Mars' material science lead Eric Klingenberg, packaging supplier Atlantic Packaging, and venture capital Safer Made weigh in on what’s next for materials, considerations for human health and safety, and paths to circularity at Rethinking Materials today.

Eric Mars 2

Eric Klingenberg, lead, Material Science at Mars, offered a pragmatic view of how major brands are navigating the future of packaging innovation at the intersection of sustainable packaging and human health and safety at today's Rethinking Materials. Joined by Wes Carter of materials supplier/converter Atlantic Packaging and Adrian Horotan of VC Safer Made, Klingenberg focused on scientific diligence, collaborative supply chains, and the constructive role regulation can play in shaping progress.

For Klingenberg, chemical safety and material vetting should not be treated purely as risk management.

“We consider ourselves an agricultural company—our products become food. So safety is critical. As we evaluate new packaging materials, we ask: What are the raw inputs? Where do they go? Will they biodegrade safely? Will they actually be accepted in composting systems? That takes real science, and we invest heavily to get it right before launching anything.” 

Mars’s due diligence, he explained, doesn’t stop at suppliers or converters—it now extends deep into the waste stream.

“You have to put on your boots and go around the composting facility,” he said. “The last thing we want is to cause a problem downstream. We talk directly with waste operators: Is this recyclable? Compostable? We don’t want any surprises.”

Working Downstream: The Waste System Matters

Klingenberg emphasized that Mars has shifted from a “hand-off” supply chain to a hands-on, end-to-end approach—starting earlier in material sourcing and finishing with infrastructure feasibility.

“In the past, we worked with converters who came with solutions.
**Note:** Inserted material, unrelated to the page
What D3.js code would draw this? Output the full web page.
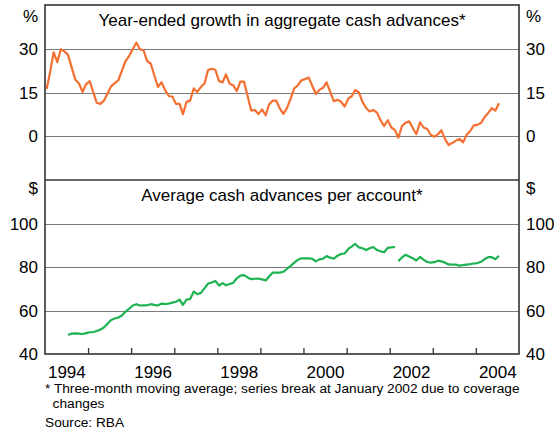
<!DOCTYPE html>
<html>
<head>
<meta charset="utf-8">
<script src="https://cdn.jsdelivr.net/npm/d3@7/dist/d3.min.js"></script>
<style>
    body { margin: 0; background: #fff; }
    svg text { font-family: "Liberation Sans", Arial, sans-serif; fill: #000; }
</style>
</head>
<body>
<div id="chart"></div>
<script>
// Year-ended growth in aggregate cash advances, %, monthly from Jan 1994
const growthStart = [1994, 0];
const growthValues = [
    16.2, 22.3, 28.8, 25.4, 29.8, 29.1, 27.9, 23.6, 19.4, 18.2, 15.2, 17.8,
    18.9, 15.0, 11.5, 11.1, 12.2, 14.6, 17.1, 18.2, 19.2, 22.5, 25.8, 27.5,
    29.8, 32.1, 29.8, 29.5, 25.8, 24.9, 21.0, 16.9, 18.5, 15.8, 13.8, 13.6,
    11.1, 11.1, 7.6, 11.8, 12.2, 16.4, 15.2, 16.9, 18.2, 22.8, 23.1, 22.8,
    18.9, 18.5, 21.2, 18.0, 17.5, 15.5, 18.7, 18.7, 13.7, 8.8, 9.0, 7.6,
    9.2, 7.2, 10.9, 12.2, 12.2, 9.5, 7.7, 9.7, 13.0, 16.4, 17.5, 19.2,
    19.6, 20.1, 17.3, 14.5, 15.9, 16.6, 18.5, 15.2, 12.0, 12.5, 11.8, 10.2,
    12.9, 13.8, 15.9, 15.0, 11.8, 9.7, 8.5, 9.0, 8.1, 5.5, 3.5, 5.5,
    3.0, 2.1, -0.5, 3.5, 4.6, 5.1, 2.9, 0.7, 4.8, 3.0, 2.5, 0.5,
    -0.2, 0.7, 2.1, -1.0, -3.0, -2.3, -1.6, -0.9, -2.1, 0.5, 1.8, 3.7,
    3.9, 4.6, 6.5, 8.0, 9.6, 8.8, 11.3
];

// Average cash advances per account, $, before the series break (from Jul 1994)
const perAccountOldStart = [1994, 6];
const perAccountOld = [
    48.7, 49.4, 49.5, 49.4, 49.2, 49.6,
    50.0, 50.1, 50.6, 51.2, 52.2, 53.9, 55.6, 56.3, 56.8, 57.7, 59.5, 60.8,
    62.3, 62.9, 62.3, 62.4, 62.4, 62.9, 62.6, 62.3, 63.2, 63.0, 63.2, 63.6,
    64.0, 65.0, 62.6, 65.0, 65.3, 68.7, 67.5, 68.1, 70.3, 72.4, 72.9, 73.6,
    71.5, 72.6, 71.6, 72.2, 72.7, 74.8, 76.0, 76.3, 75.2, 74.4, 74.6, 74.7,
    74.3, 73.8, 75.6, 77.4, 77.4, 77.4, 77.8, 79.2, 80.5, 82.0, 83.3, 84.0,
    84.0, 84.0, 83.8, 82.6, 83.5, 83.8, 85.0, 84.3, 83.8, 85.2, 86.0, 86.2,
    88.3, 89.5, 90.6, 89.0, 88.6, 87.8, 88.6, 89.2, 87.8, 87.2, 86.8, 88.8,
    89.0, 89.2
];

// after the series break (from Mar 2002)
const perAccountNewStart = [2002, 2];
const perAccountNew = [
    82.7, 84.4, 85.6, 84.8, 84.0, 83.0, 84.6, 83.4, 82.3, 82.0,
    82.2, 82.9, 82.6, 82.0, 81.2, 81.1, 81.1, 80.6, 80.9, 81.1, 81.3, 81.6,
    81.8, 82.4, 83.6, 84.5, 84.5, 83.6, 85.2
];

const growthTicks = [0, 15, 30];
const dollarTicks = [40, 60, 80, 100];
const yearLabels = [1994, 1996, 1998, 2000, 2002, 2004];
const yearTicks = d3.range(1995, 2005);

const topTitle = "Year-ended growth in aggregate cash advances*";
const bottomTitle = "Average cash advances per account*";
const footnotes = [
    "* Three-month moving average; series break at January 2002 due to coverage",
    "  changes",
    "Source: RBA"
];

class CashAdvancesChart {

    constructor(parentElement) {
        this.parentElement = parentElement;
        this.initVis();
    }

    initVis() {
        let vis = this;

        vis.width = 559;
        vis.height = 434;
        vis.plot = {left: 45, right: 519, top: 5, mid: 180, bottom: 354};
        vis.fontSize = 17;

        vis.svg = d3.select(`#${vis.parentElement}`)
            .append("svg")
            .attr("width", vis.width)
            .attr("height", vis.height);

        vis.svg.append("rect")
            .attr("width", vis.width)
            .attr("height", vis.height)
            .attr("fill", "#fff");

        vis.x = d3.scaleTime()
            .domain([new Date(1994, 0, 1), new Date(2005, 0, 1)])
            .range([vis.plot.left, vis.plot.right]);

        vis.yTop = d3.scaleLinear()
            .domain([-15, 45])
            .range([vis.plot.mid, vis.plot.top]);

        vis.yBottom = d3.scaleLinear()
            .domain([40, 120])
            .range([vis.plot.bottom, vis.plot.mid]);

        vis.wrangleData();
    }

    toSeries(start, values) {
        return values.map((v, i) => ({date: new Date(start[0], start[1] + i, 15), value: v}));
    }

    wrangleData() {
        let vis = this;

        vis.growth = vis.toSeries(growthStart, growthValues);
        vis.oldSeries = vis.toSeries(perAccountOldStart, perAccountOld);
        vis.newSeries = vis.toSeries(perAccountNewStart, perAccountNew);

        vis.updateVis();
    }

    drawPanel(y, ticks, unit, unitY, title, titleY, skipTick) {
        let vis = this;
        let p = vis.plot;

        // gridlines
        vis.svg.append("g")
            .selectAll("line")
            .data(ticks.filter(t => t !== skipTick))
            .enter().append("line")
            .attr("x1", p.left).attr("x2", p.right)
            .attr("y1", d => Math.round(y(d)) + 0.5)
            .attr("y2", d => Math.round(y(d)) + 0.5)
            .attr("stroke", "#7a7a7a")
            .attr("stroke-width", 1);

        // tick labels, both sides
        [{x: p.left - 7, anchor: "end"}, {x: p.right + 7, anchor: "start"}].forEach(side => {
            vis.svg.append("g")
                .selectAll("text")
                .data(ticks)
                .enter().append("text")
                .attr("x", side.x)
                .attr("y", d => y(d))
                .attr("dy", "0.36em")
                .attr("text-anchor", side.anchor)
                .attr("font-size", vis.fontSize)
                .text(d => d);

            vis.svg.append("text")
                .attr("x", side.x)
                .attr("y", unitY)
                .attr("dy", "0.36em")
                .attr("text-anchor", side.anchor)
                .attr("font-size", vis.fontSize)
                .text(unit);
        });

        vis.svg.append("text")
            .attr("x", (p.left + p.right) / 2)
            .attr("y", titleY)
            .attr("dy", "0.36em")
            .attr("text-anchor", "middle")
            .attr("font-size", vis.fontSize)
            .text(title);
    }

    updateVis() {
        let vis = this;
        let p = vis.plot;

        vis.drawPanel(vis.yTop, growthTicks, "%", 16, topTitle, 20, null);
        vis.drawPanel(vis.yBottom, dollarTicks, "$", 188, bottomTitle, 195, 40);

        const line = (y) => d3.line()
            .x(d => vis.x(d.date))
            .y(d => y(d.value));

        vis.svg.append("path")
            .datum(vis.growth)
            .attr("d", line(vis.yTop))
            .attr("fill", "none")
            .attr("stroke", "#f47032")
            .attr("stroke-width", 2.2)
            .attr("stroke-linejoin", "round");

        [vis.oldSeries, vis.newSeries].forEach(s => {
            vis.svg.append("path")
                .datum(s)
                .attr("d", line(vis.yBottom))
                .attr("fill", "none")
                .attr("stroke", "#1db350")
                .attr("stroke-width", 2.2)
                .attr("stroke-linejoin", "round");
        });

        // year ticks pointing up into the lower panel
        vis.svg.append("g")
            .attr("transform", `translate(0,${p.bottom})`)
            .call(d3.axisBottom(vis.x)
                .tickValues(yearTicks.map(yr => new Date(yr, 0, 1)))
                .tickSize(-6)
                .tickFormat(""))
            .call(g => g.select(".domain").remove())
            .selectAll("line")
            .attr("stroke", "#333")
            .attr("stroke-width", 1.3);

        // year labels at mid-year
        vis.svg.append("g")
            .attr("transform", `translate(0,${p.bottom})`)
            .call(d3.axisBottom(vis.x)
                .tickValues(yearLabels.map(yr => new Date(yr, 6, 1)))
                .tickSize(0)
                .tickPadding(12)
                .tickFormat(d3.timeFormat("%Y")))
            .call(g => g.select(".domain").remove())
            .selectAll("text")
            .attr("font-size", vis.fontSize)
            .attr("font-family", "Liberation Sans, Arial, sans-serif")
            .attr("fill", "#000");

        // frame and panel divider
        vis.svg.append("rect")
            .attr("x", p.left).attr("y", p.top)
            .attr("width", p.right - p.left)
            .attr("height", p.bottom - p.top)
            .attr("fill", "none")
            .attr("stroke", "#333")
            .attr("stroke-width", 1.6);

        vis.svg.append("line")
            .attr("x1", p.left).attr("x2", p.right)
            .attr("y1", p.mid).attr("y2", p.mid)
            .attr("stroke", "#333")
            .attr("stroke-width", 1.6);

        // footnotes
        vis.svg.append("g")
            .selectAll("text")
            .data(footnotes)
            .enter().append("text")
            .attr("x", p.left)
            .attr("y", (d, i) => [393, 408, 427][i])
            .attr("font-size", 13.7)
            .style("white-space", "pre")
            .text(d => d);
    }
}

new CashAdvancesChart("chart");
</script>
</body>
</html>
We’d accept or reject. Now we’re partnering upstream and downstream—raw material suppliers, yes, but also waste systems. We’re asking: What data exists? What health and environmental information is there on new materials? If we don’t know, we slow down and do our own science.” 

That diligence, he acknowledged, can be frustrating for startups wanting to move fast. But the payoff is stronger long-term trust—and fewer “regrettable substitutions.”